In an interview with Judy Woodruff, 60 Minutes correspondent Lesley Stahl said Trump admitted to purposefully discrediting journalists.
“I said, you know that [anti-media rhetoric] is getting tired. Why are you doing this—you’re doing it over and over, and it’s boring,” Ms Stahl said.
“He said, ‘you know why I do it? I do it to discredit you all and demean you all, so when you write negative stories about me, no one will believe you’”.
These words are all too true as a recent survey found that 42 per cent of Republicans believed that stories that were accurate but had a negative stance qualified as “fake news”.
“I think a lot of people just empathise because it’s the sort of thing where you’re in that situation where you’re trying to tell the truth and somebody who’s in a powerful position is just bullying you, and saying you’re wrong when you’re providing facts,” Mr Dastoor said.
“I think everyone has been in that position in their lives either in school, the workplace, or in social settings, and now it’s happening for journalists on the big stage.
“…a frustrating thing when they’re trying to hold public officials to account the same way they always do, and Trump’s just blowing them.”
While this is not the first case of a targeted attack against the media, Mr Dastoor believes this won’t be the last.
“I think there’s just a bit more political motive now that I don’t think it really matters whether you are a journalist.

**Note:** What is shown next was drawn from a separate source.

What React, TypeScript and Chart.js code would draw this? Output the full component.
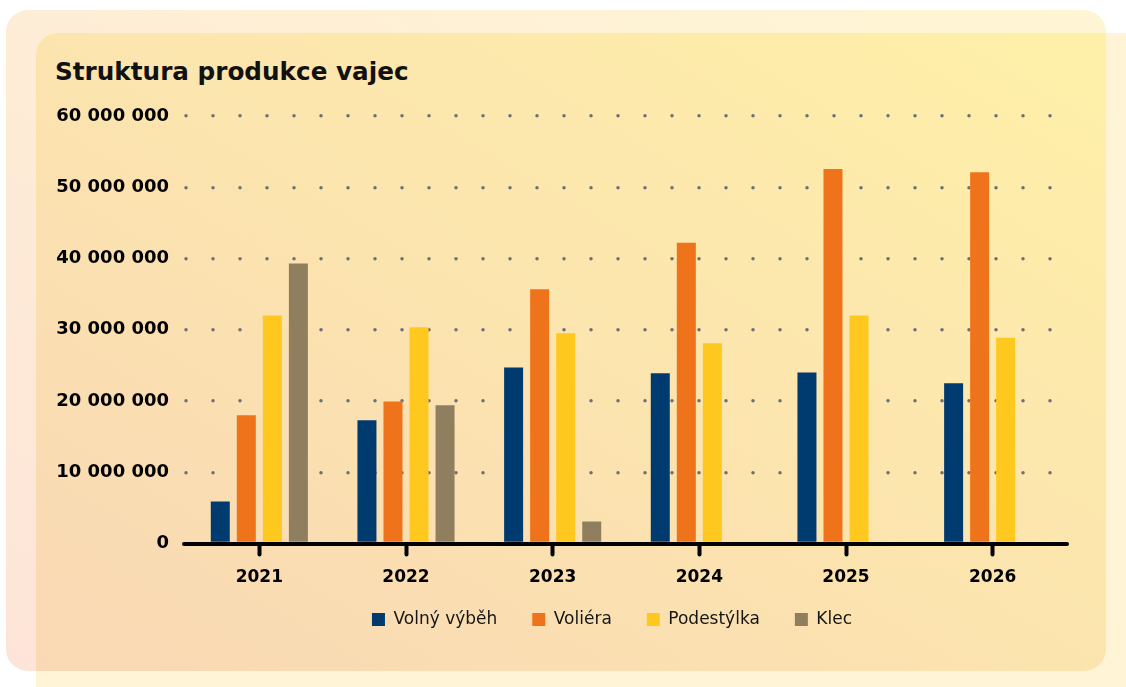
import React, { useEffect, useRef } from "react";
import { Chart, registerables } from "chart.js";

Chart.register(...registerables);

const years = ["2021", "2022", "2023", "2024", "2025", "2026"];
const seriesNames = ["Volný výběh", "Voliéra", "Podestýlka", "Klec"];
const volnyVybeh = [5900000, 17300000, 24700000, 23900000, 24000000, 22500000];
const voliera = [18000000, 19950000, 35700000, 42200000, 52550000, 52100000];
const podestylka = [32000000, 30350000, 29500000, 28100000, 32000000, 28900000];
const klec = [39300000, 19400000, 3100000, null, null, null];
const yMin = 0;
const yMax = 60000000;
const yStep = 10000000;
const titleText = "Struktura produkce vajec";

const colors = ["#003b70", "#ee731b", "#fec81f", "#8f7f5f"];

const fmt = (v: number) => String(v).replace(/\B(?=(\d{3})+(?!\d))/g, " ");

const roundCap = {
  id: "roundCap",
  beforeDraw(chart: any) {
    chart.ctx.lineCap = "round";
  },
};

// place the legend block: centred at x = 612, items on y = 619
const legendPlace = {
  id: "legendPlace",
  afterLayout(chart: any) {
    const lg = chart.legend;
    if (!lg) return;
    const dx = 612 - (lg.left + lg.right) / 2;
    lg.left += dx;
    lg.right += dx;
    const dy = 576 - lg.top;
    lg.top += dy;
    lg.bottom += dy;
  },
};

export default function App() {
  const ref = useRef<HTMLCanvasElement | null>(null);

  useEffect(() => {
    if (!ref.current) return;
    const font = "'DejaVu Sans', sans-serif";
    const chart = new Chart(ref.current, {
      type: "bar",
      data: {
        labels: years,
        datasets: [volnyVybeh, voliera, podestylka, klec].map((d, i) => ({
          label: seriesNames[i],
          data: d as any,
          backgroundColor: colors[i],
          borderWidth: 0,
          barPercentage: 0.73,
          categoryPercentage: 0.71,
        })),
      },
      options: {
        responsive: false,
        animation: false,
        devicePixelRatio: 1,
        layout: { padding: { top: 116, left: 40, right: 60, bottom: 24 } },
        plugins: {
          title: { display: false },
          tooltip: { enabled: false },
          legend: {
            position: "bottom",
            labels: {
              boxWidth: 13,
              boxHeight: 13,
              padding: 35,
              color: "#161616",
              font: { family: font, size: 17, weight: "normal" },
            },
          },
        },
        scales: {
          x: {
            z: 1,
            grid: {
              offset: false,
              drawOnChartArea: false,
              drawTicks: true,
              tickLength: 11,
              tickWidth: 4,
              tickColor: "#000",
              color: "#000",
            },
            border: { display: true, color: "#000", width: 4 },
            ticks: {
              color: "#000",
              padding: 13,
              font: { family: font, size: 17, weight: "bold" },
            },
          },
          y: {
            min: yMin,
            max: yMax,
            afterFit(scale: any) {
              scale.width = 146;
            },
            grid: {
              drawTicks: false,
              color: "#6c6f7a",
              lineWidth: 3.5,
            },
            border: { display: false, dash: [0, 27] },
            ticks: {
              stepSize: yStep,
              color: "#000",
              padding: 17,
              font: { family: font, size: 18, weight: "bold" },
              callback: (v: any) => fmt(Number(v)),
            },
          },
        },
      },
      plugins: [roundCap, legendPlace],
    });
    return () => chart.destroy();
  }, []);

  return (
    <div style={{ position: "absolute", left: 0, top: 0, width: 1126, height: 687, overflow: "hidden", background: "#fff" }}>
      <div
        style={{
          position: "absolute",
          left: 6,
          top: 10,
          width: 1100,
          height: 661,
          borderRadius: 22,
          background: "linear-gradient(to top right, #fde4d8, #fff6d4)",
        }}
      />
      <div
        style={{
          position: "absolute",
          left: 36,
          top: 33,
          width: 1120,
          height: 680,
          borderRadius: 22,
          background: "#fff5d6",
        }}
      />
      <div
        style={{
          position: "absolute",
          left: 36,
          top: 33,
          width: 1070,
          height: 638,
          borderRadius: "22px 0 22px 0",
          background: "linear-gradient(to top right, #f9d8b5, #fef0a8)",
        }}
      />
      <div
        style={{
          position: "absolute",
          left: 55,
          top: 59,
          fontFamily: "'DejaVu Sans', sans-serif",
          fontWeight: "bold",
          fontSize: 24.7,
          lineHeight: "25px",
          color: "#111",
          whiteSpace: "nowrap",
        }}
      >
        {titleText}
      </div>
      <canvas ref={ref} width={1126} height={687} style={{ position: "absolute", left: 0, top: 0, width: 1126, height: 687 }} />
    </div>
  );
}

Anything that’s vaguely political is now going to be used as a battleground,” he said.
Mr Dastoor also believes Trump must take some responsibility for the Maryland shooting.

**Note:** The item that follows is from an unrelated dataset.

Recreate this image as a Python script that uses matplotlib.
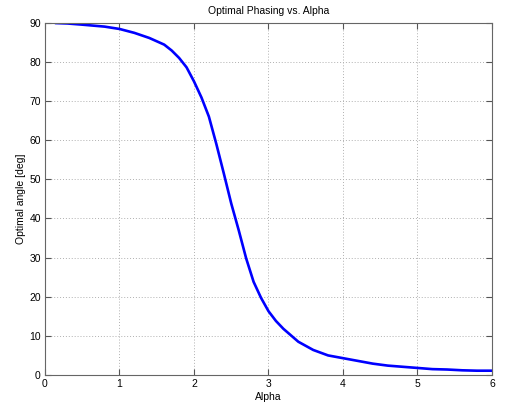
import matplotlib
matplotlib.use("Agg")
import matplotlib.pyplot as plt

alpha = [0.15, 0.3, 0.5, 0.8, 1.0, 1.2, 1.4, 1.6, 1.7, 1.8, 1.9, 2.0, 2.1, 2.2, 2.3,
         2.4, 2.5, 2.6, 2.7, 2.8, 2.9, 3.0, 3.1, 3.2, 3.4, 3.6, 3.8, 4.0, 4.2, 4.4,
         4.6, 4.8, 5.0, 5.2, 5.4, 5.6, 5.8, 6.0]
angle = [89.9, 89.8, 89.5, 89.0, 88.4, 87.4, 86.1, 84.4, 82.9, 81.0, 78.6, 75.0, 70.9,
         66.0, 59.0, 51.5, 43.8, 37.0, 29.8, 23.8, 19.7, 16.3, 13.8, 11.8, 8.5, 6.4,
         5.0, 4.3, 3.6, 2.9, 2.4, 2.1, 1.8, 1.5, 1.4, 1.2, 1.1, 1.1]
xticks = [0, 1, 2, 3, 4, 5, 6]
yticks = [0, 10, 20, 30, 40, 50, 60, 70, 80, 90]

plt.rcParams['font.family'] = ['Liberation Sans', 'DejaVu Sans']
fig = plt.figure(figsize=(5.1, 4.08), dpi=100)
ax = fig.add_axes([45/510, 33/408, 447/510, 352.3/408])
ax.plot(alpha, angle, color='#0000ff', lw=1.9)
ax.set_xlim(0, 6)
ax.set_ylim(0, 90)
ax.set_xticks(xticks)
ax.set_yticks(yticks)
ax.grid(True, linestyle=(0, (1, 2)), color='#b0b0b0', lw=0.7)
ax.tick_params(direction='in', top=True, right=True, labelsize=7.5, length=4,
               color='#555555', pad=3)
for s in ax.spines.values():
    s.set_color('#666666')
    s.set_linewidth(0.8)
ax.set_title('Optimal Phasing vs. Alpha', fontsize=7.5, pad=6)
ax.set_xlabel('Alpha', fontsize=7.5, labelpad=2)
ax.set_ylabel('Optimal angle [deg]', fontsize=7.5, labelpad=2)
fig.savefig('out.png', dpi=100)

“He attacks the media so much and in a way that is promoting violence, and the problem is that a lot of people just buy into that, and buy into the ‘us versus them’ mentality,” he said.
“Obviously the shooter does take responsibility for it as well… but at the same time, [with] Trump endorsing this sort of rhetoric, it’s going to encourage people to feel that they’re justified in doing it [these actions].
“It’s that obsessive passion that got him out into the polls, but now that he’s president and now that things aren’t always going the way he wants, he still needs to find another way to fire them up, and it’s having these sort of consequences, and it’s what’s going to keep happening.”
Trump was briefed on the incident, but refused to publically comment.
However, he did tweet his “thoughts and prayers” to the victims and their families.